■ Exercise data:
>>
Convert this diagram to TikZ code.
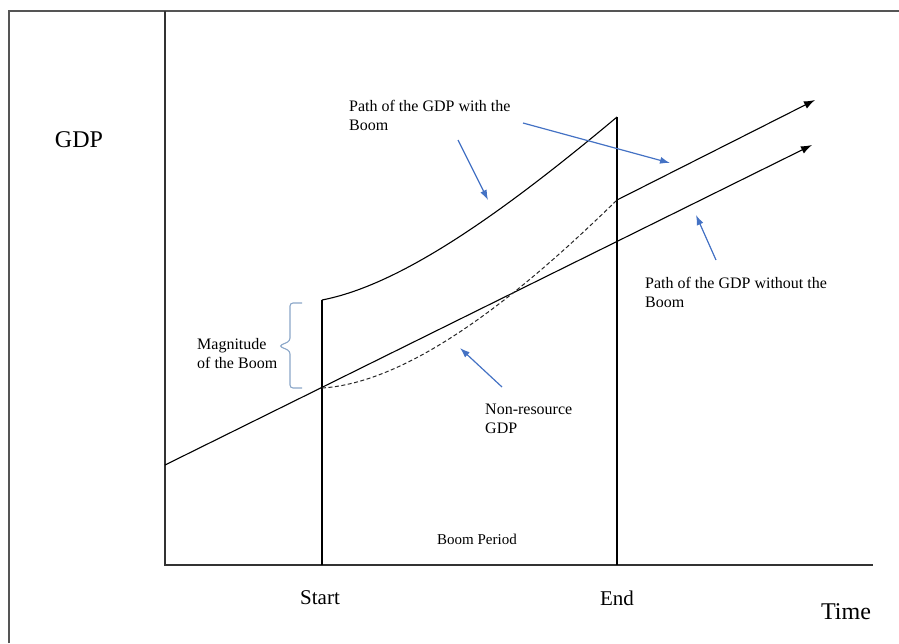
<<
>>
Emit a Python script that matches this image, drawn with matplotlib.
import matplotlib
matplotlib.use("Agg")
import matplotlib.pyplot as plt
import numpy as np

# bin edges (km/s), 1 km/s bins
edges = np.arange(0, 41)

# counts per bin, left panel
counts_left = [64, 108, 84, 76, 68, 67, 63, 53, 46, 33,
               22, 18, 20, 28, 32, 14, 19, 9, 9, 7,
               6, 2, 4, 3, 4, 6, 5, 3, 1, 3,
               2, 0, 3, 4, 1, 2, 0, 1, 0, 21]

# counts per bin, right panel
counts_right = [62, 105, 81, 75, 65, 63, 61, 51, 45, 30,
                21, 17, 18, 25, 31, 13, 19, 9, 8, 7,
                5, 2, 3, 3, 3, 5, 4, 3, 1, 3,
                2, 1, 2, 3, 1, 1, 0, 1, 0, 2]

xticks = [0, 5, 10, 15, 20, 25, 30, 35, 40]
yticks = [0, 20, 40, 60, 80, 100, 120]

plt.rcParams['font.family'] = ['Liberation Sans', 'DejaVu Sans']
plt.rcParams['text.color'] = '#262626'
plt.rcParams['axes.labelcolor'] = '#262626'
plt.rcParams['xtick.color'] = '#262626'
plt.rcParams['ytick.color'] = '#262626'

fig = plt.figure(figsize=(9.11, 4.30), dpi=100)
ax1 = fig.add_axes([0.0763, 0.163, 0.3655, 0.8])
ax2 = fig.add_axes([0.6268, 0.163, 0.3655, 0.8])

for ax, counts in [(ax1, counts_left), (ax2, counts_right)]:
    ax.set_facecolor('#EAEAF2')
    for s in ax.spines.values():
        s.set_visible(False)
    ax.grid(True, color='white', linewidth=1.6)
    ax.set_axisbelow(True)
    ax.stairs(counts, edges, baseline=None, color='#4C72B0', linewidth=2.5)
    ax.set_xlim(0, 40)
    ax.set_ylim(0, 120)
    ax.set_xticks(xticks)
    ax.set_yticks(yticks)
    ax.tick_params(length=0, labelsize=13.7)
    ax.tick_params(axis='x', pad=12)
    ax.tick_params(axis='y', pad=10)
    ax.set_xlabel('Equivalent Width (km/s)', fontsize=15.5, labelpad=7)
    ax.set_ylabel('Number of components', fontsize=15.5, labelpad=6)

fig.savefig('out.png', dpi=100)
<<
>>
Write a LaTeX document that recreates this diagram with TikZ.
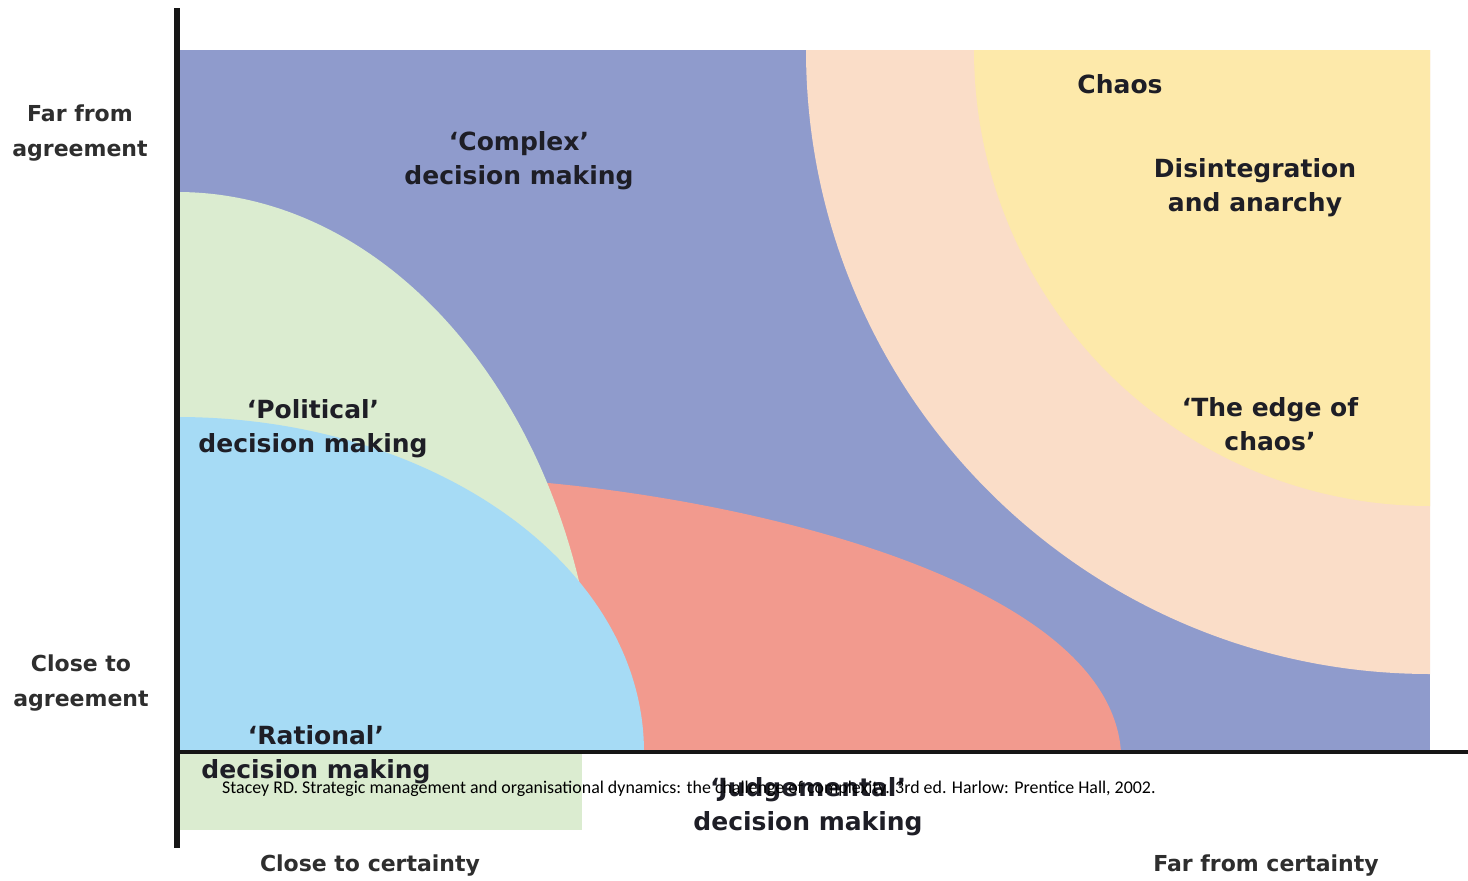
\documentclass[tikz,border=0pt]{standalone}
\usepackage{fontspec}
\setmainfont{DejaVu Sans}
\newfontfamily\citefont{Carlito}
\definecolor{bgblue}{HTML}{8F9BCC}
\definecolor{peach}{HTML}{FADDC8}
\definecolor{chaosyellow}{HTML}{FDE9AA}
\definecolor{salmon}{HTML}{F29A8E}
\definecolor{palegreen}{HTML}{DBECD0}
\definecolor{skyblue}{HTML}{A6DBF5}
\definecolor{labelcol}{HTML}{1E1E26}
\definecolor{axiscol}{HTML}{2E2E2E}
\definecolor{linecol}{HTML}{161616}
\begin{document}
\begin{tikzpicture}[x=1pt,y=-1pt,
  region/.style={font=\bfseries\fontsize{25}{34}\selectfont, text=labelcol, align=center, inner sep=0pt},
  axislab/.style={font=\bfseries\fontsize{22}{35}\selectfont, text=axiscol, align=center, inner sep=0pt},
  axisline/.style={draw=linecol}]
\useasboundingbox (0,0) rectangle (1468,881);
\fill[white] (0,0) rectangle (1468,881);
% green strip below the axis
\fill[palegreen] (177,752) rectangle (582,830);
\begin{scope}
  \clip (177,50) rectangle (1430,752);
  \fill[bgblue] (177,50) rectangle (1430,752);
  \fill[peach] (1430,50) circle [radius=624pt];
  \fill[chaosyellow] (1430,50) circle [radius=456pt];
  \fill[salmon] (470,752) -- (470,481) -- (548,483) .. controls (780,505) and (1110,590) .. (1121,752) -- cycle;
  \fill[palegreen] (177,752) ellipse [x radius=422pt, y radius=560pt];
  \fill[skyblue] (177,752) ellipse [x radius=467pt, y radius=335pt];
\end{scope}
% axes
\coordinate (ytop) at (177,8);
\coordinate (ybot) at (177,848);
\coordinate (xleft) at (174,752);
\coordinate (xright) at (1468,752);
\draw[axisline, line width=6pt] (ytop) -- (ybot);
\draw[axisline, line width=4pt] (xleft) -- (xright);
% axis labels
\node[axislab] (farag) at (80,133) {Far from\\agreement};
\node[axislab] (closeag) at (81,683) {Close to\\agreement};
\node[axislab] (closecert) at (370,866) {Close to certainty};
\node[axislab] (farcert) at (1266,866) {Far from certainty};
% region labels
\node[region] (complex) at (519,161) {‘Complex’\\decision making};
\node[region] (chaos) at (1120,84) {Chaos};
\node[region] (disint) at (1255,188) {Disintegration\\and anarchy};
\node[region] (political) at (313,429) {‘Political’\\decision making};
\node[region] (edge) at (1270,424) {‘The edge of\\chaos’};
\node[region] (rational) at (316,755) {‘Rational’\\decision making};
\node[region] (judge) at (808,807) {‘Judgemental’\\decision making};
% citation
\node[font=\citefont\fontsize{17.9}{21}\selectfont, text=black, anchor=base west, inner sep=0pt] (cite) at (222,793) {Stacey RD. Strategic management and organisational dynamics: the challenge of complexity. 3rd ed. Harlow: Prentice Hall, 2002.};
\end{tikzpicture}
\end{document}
<<
Select and copy each line from the data that includes the word "with".

Emit a Python script that matches this image, drawn with matplotlib.
Write a LaTeX document that recreates this diagram with TikZ.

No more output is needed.